Data listing:
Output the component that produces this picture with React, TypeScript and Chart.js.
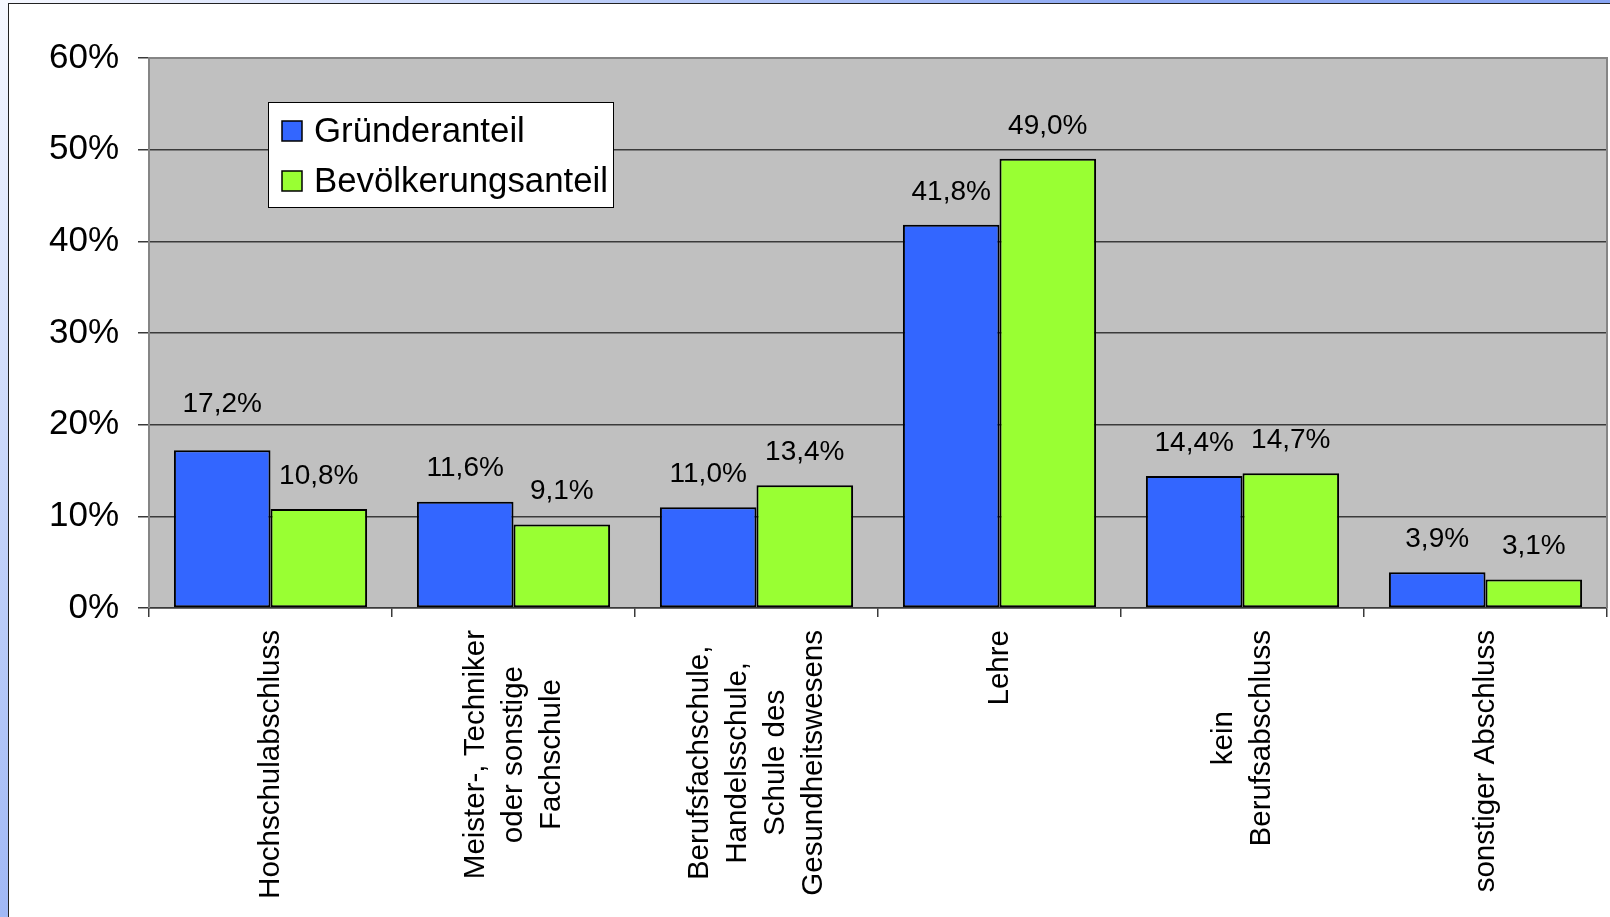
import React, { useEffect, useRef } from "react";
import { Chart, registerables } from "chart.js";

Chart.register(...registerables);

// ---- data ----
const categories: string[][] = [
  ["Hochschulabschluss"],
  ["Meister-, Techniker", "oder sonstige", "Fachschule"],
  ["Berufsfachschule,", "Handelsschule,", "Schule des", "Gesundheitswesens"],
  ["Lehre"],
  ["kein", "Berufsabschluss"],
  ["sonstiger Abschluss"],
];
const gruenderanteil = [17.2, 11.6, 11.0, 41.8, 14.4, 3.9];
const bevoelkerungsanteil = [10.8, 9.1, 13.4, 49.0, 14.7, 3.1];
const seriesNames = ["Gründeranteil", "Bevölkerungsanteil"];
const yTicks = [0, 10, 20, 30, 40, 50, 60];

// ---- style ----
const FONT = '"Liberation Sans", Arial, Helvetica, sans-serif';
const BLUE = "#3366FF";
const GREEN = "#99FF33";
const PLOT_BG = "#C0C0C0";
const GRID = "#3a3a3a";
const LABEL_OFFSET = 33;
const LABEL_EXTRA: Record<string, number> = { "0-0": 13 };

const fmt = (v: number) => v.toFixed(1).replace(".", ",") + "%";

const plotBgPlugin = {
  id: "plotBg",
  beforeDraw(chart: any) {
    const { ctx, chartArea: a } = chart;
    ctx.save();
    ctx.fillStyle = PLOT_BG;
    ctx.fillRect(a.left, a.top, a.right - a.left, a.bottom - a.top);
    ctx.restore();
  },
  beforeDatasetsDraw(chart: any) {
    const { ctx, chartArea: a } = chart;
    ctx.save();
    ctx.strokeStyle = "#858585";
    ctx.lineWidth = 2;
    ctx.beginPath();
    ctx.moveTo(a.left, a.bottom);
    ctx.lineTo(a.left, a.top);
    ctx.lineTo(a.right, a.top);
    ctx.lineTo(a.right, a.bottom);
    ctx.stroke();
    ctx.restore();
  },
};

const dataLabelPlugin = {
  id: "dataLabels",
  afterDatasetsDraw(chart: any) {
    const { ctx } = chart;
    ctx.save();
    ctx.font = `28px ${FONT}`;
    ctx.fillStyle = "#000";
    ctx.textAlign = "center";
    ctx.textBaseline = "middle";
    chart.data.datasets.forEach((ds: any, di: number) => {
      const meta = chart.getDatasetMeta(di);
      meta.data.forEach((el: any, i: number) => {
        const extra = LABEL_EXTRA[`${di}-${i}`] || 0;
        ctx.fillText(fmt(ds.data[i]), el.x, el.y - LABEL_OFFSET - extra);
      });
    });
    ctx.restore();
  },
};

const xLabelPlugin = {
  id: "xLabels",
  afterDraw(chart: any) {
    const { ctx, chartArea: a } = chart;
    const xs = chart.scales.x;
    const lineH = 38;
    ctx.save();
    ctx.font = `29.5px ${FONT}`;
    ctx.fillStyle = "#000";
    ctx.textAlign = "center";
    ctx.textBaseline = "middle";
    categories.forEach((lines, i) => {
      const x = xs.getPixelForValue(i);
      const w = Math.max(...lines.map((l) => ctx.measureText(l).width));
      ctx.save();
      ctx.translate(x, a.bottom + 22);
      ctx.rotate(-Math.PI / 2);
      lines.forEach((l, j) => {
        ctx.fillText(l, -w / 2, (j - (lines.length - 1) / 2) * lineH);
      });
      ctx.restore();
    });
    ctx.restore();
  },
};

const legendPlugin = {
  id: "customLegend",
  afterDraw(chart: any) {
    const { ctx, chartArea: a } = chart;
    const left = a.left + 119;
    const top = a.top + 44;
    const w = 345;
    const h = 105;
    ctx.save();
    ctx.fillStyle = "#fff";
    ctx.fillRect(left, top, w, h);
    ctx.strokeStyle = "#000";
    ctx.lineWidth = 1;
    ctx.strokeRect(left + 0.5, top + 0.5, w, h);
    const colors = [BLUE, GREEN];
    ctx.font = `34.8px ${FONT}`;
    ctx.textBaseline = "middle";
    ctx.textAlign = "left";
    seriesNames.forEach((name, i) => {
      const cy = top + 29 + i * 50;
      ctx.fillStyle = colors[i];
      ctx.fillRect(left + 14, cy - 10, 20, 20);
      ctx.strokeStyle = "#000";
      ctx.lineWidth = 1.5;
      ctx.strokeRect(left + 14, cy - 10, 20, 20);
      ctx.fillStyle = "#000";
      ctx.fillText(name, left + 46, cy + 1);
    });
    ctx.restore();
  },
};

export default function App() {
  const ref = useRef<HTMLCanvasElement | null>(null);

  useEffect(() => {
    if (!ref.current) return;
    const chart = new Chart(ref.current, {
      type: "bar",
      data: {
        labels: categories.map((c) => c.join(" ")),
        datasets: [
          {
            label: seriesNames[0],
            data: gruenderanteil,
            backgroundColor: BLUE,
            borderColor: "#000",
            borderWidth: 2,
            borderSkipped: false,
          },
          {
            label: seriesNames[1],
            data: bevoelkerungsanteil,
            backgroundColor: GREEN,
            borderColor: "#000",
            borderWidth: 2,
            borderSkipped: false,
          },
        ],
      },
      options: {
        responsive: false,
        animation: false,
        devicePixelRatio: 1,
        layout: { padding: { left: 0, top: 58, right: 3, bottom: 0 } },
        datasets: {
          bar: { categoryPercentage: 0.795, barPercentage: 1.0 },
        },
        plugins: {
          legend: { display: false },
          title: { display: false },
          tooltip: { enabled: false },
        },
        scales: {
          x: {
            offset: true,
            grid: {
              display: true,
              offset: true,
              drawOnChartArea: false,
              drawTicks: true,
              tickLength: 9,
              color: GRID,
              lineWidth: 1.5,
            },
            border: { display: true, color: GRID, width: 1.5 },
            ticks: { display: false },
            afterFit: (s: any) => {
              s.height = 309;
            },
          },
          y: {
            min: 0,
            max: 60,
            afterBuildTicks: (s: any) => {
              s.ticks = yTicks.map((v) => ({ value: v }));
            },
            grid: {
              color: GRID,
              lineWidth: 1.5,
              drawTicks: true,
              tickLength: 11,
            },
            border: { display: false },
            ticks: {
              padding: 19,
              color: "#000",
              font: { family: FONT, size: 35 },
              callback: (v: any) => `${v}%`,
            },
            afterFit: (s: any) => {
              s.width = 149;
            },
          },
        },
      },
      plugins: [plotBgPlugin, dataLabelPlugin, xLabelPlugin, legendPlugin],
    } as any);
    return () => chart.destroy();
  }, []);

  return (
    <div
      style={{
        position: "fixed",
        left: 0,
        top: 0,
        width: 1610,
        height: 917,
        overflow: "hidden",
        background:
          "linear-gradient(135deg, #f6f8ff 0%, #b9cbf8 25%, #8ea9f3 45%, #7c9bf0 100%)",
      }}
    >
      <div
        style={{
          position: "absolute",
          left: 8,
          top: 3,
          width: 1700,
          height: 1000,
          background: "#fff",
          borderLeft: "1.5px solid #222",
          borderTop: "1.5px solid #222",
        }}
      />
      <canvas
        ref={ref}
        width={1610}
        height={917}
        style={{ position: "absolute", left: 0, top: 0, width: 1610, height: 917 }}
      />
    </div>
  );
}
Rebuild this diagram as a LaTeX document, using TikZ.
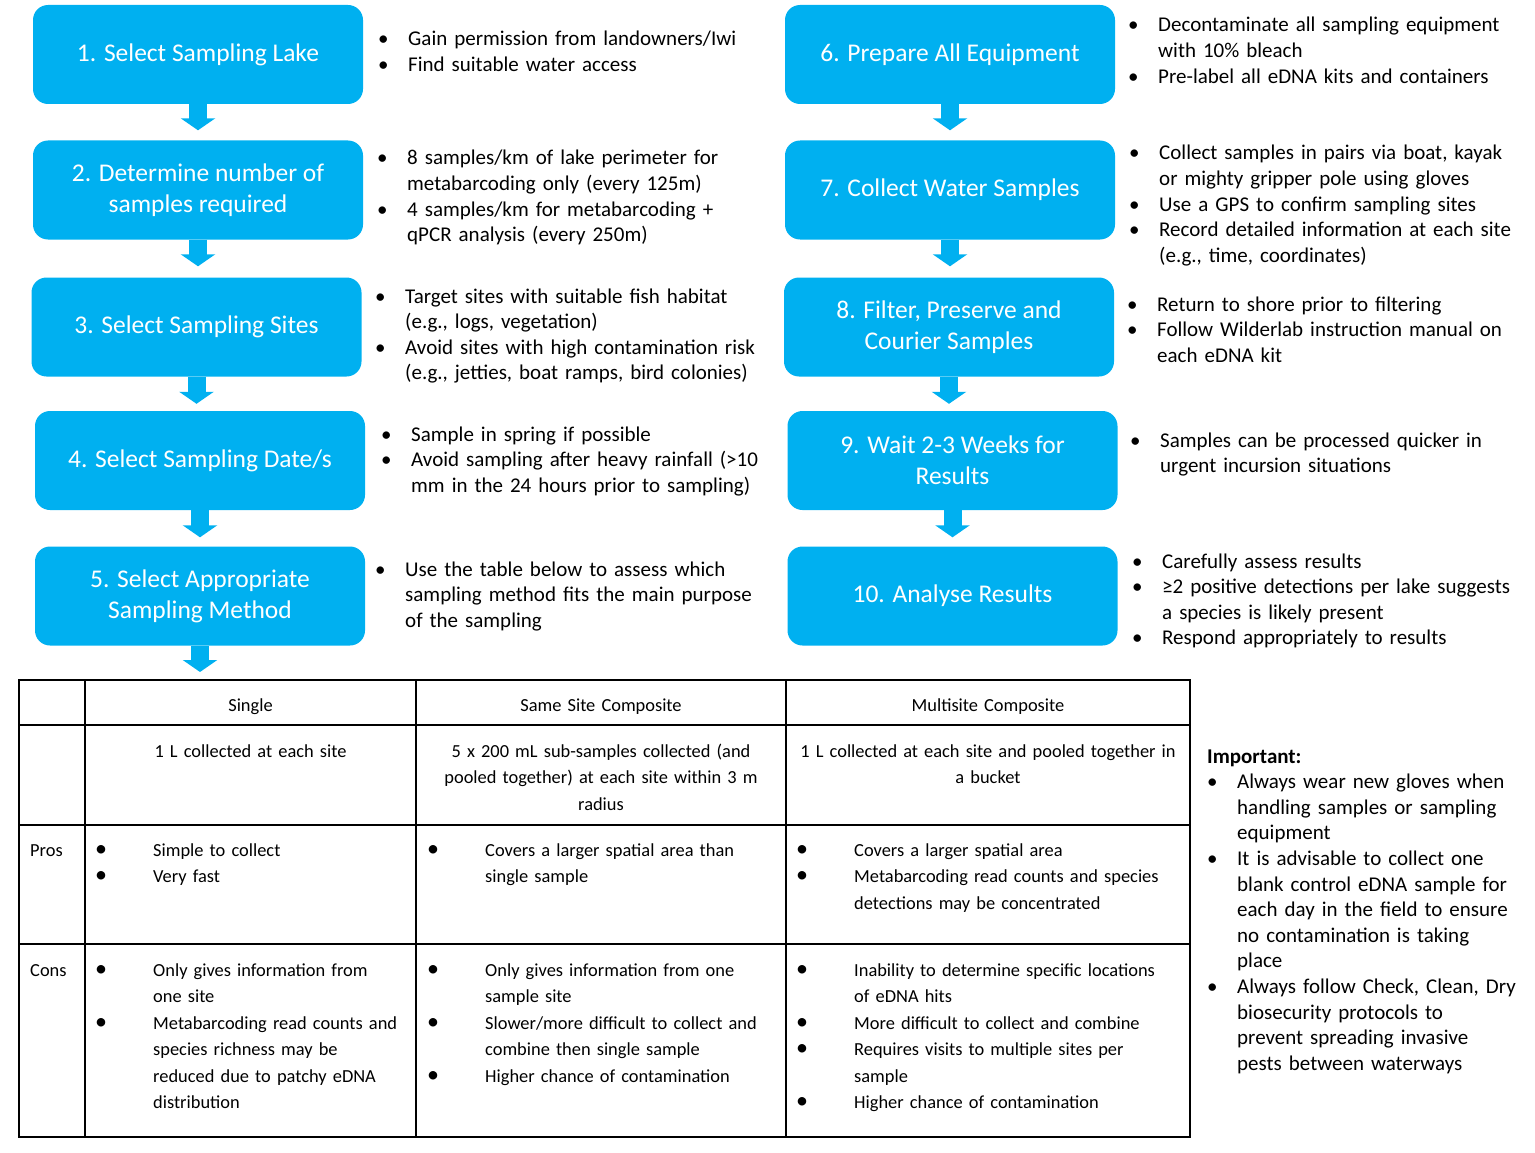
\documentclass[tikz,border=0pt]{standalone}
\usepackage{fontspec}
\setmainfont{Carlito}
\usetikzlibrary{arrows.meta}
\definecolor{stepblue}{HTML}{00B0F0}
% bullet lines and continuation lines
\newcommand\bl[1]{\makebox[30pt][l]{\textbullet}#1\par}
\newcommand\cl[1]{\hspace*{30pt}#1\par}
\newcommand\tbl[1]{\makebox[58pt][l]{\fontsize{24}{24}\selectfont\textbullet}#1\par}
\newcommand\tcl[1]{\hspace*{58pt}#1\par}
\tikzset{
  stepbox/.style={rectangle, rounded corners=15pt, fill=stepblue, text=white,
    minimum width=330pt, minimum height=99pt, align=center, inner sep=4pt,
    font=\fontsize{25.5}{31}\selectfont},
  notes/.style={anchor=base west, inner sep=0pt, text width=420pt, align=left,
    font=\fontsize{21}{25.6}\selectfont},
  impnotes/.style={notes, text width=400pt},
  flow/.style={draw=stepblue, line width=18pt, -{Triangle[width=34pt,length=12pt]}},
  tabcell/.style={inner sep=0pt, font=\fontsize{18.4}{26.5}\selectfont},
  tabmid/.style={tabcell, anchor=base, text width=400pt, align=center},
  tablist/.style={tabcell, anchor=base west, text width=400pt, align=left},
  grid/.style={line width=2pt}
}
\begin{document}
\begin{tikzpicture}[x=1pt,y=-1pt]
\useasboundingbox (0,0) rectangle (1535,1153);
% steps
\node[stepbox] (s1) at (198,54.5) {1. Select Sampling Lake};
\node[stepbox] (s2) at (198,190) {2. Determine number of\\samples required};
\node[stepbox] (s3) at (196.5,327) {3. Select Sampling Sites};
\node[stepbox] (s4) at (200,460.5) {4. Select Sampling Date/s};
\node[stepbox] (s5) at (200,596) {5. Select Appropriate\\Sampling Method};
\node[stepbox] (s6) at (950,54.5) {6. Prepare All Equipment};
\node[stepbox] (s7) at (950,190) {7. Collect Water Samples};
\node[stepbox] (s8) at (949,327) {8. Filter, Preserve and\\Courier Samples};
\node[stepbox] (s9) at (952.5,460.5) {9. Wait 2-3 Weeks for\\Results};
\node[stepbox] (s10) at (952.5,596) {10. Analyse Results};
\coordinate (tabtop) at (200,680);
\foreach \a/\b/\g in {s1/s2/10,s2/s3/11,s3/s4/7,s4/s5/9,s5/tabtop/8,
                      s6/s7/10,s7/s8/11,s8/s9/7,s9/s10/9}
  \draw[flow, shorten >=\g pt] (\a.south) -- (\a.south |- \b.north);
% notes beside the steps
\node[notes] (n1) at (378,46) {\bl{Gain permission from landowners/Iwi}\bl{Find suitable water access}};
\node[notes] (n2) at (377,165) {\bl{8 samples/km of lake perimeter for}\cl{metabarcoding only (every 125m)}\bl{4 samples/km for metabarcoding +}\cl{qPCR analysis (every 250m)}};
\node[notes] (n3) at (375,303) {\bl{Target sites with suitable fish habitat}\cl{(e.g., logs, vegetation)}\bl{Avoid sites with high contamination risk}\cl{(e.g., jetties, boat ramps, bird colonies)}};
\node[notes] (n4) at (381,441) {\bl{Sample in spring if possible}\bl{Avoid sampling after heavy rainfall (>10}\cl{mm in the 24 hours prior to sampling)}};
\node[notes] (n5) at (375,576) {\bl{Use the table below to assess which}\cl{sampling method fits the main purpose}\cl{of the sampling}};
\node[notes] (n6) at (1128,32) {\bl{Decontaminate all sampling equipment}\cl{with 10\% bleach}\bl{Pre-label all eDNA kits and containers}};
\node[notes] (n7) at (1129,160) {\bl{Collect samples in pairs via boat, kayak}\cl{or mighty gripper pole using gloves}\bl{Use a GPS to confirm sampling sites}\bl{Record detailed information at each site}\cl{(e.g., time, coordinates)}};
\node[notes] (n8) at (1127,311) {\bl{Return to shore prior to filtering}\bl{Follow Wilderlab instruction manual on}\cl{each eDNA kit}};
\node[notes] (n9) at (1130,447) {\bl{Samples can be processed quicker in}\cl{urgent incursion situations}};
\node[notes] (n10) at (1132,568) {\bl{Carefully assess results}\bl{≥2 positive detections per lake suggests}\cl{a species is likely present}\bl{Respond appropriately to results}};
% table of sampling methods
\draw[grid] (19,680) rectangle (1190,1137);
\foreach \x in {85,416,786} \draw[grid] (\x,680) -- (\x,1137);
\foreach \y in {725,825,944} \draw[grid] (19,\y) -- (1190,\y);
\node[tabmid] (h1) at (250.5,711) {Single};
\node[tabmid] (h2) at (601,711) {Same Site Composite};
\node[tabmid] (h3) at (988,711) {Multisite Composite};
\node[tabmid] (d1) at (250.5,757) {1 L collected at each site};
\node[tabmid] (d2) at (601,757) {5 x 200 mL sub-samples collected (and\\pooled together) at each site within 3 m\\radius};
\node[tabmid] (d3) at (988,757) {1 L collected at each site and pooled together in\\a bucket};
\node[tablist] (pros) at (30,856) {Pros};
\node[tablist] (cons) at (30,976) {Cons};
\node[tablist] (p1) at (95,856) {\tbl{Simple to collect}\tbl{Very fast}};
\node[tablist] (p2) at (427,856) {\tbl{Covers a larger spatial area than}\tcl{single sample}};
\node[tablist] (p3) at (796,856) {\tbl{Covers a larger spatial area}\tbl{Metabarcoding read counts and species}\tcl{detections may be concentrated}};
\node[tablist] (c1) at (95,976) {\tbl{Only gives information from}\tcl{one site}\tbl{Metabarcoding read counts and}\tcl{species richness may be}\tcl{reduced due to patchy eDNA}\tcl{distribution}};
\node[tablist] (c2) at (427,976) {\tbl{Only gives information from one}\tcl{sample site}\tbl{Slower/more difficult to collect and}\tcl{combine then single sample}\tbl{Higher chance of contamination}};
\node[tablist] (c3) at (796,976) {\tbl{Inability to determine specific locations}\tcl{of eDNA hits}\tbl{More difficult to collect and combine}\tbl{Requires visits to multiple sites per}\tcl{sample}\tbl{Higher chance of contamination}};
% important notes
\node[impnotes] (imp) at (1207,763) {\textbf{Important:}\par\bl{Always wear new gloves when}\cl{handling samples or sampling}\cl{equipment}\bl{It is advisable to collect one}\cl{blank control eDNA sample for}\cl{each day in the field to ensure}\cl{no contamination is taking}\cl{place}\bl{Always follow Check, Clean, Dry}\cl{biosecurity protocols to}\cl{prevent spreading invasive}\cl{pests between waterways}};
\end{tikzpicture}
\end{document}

- **Challenge**:
Pictures do not belong in the copy. Repeat only the lines from the top of the records through the line containing "Chart.register(...registerables);".

- **Complete answer**:
Output the component that produces this picture with React, TypeScript and Chart.js.
import React, { useEffect, useRef } from "react";
import { Chart, registerables } from "chart.js";

Chart.register(...registerables);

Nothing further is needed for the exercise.